The audit proved its true nature: it is a high-stakes, fear-based quiz. And the only way to pass is to stop viewing the procurement process as a casual transaction and start treating it as the foundation of your legal defense. If your system relies on finding an email from 8 years ago to prove ownership, your system is designed to fail.
The Vendor’s Leverage
The power of the vendor rests entirely on the weakness of the customer’s internal record-keeping. Remove that weakness, and the existential dread evaporates, leaving behind only the dull reality of administrative labor.

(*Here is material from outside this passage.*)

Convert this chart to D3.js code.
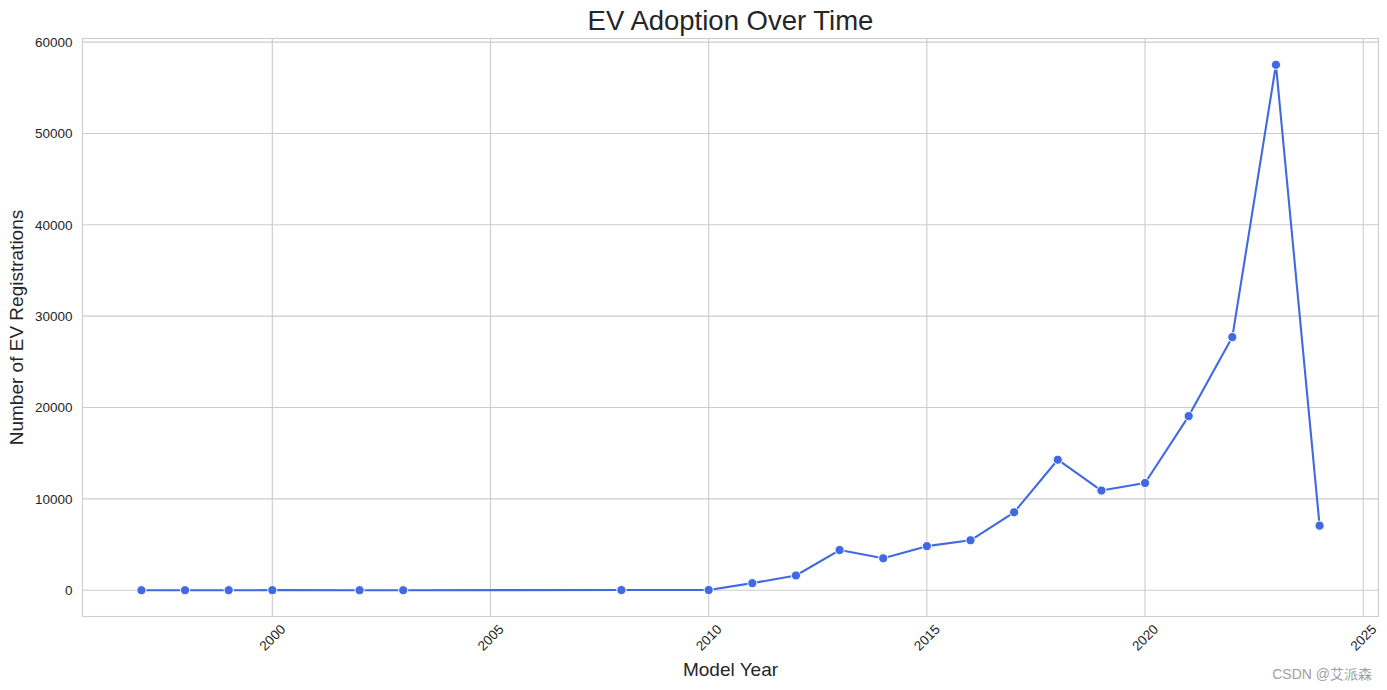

But administrative labor, when done correctly, is just competence, not panic.
The Final Lesson
I still think about that moldy bread. It tasted fine for the first bite. The danger was subtle, inherent, and unavoidable once the conditions were right. Don’t let your compliance structure be the breeding ground for vendor revenue generation. Treat your digital assets with the dignity Indigo V. treats those fragile, luminous giants.
Your System’s Health Check
Historical Record
Are purchase proofs immediately accessible?
Retirement Proof
Can you prove decommissioned licenses today?
Audit Response
Panic labor vs. administrative labor?
What systems are you relying on today that are only 8 weeks away from revealing their fatal, moldy flaw?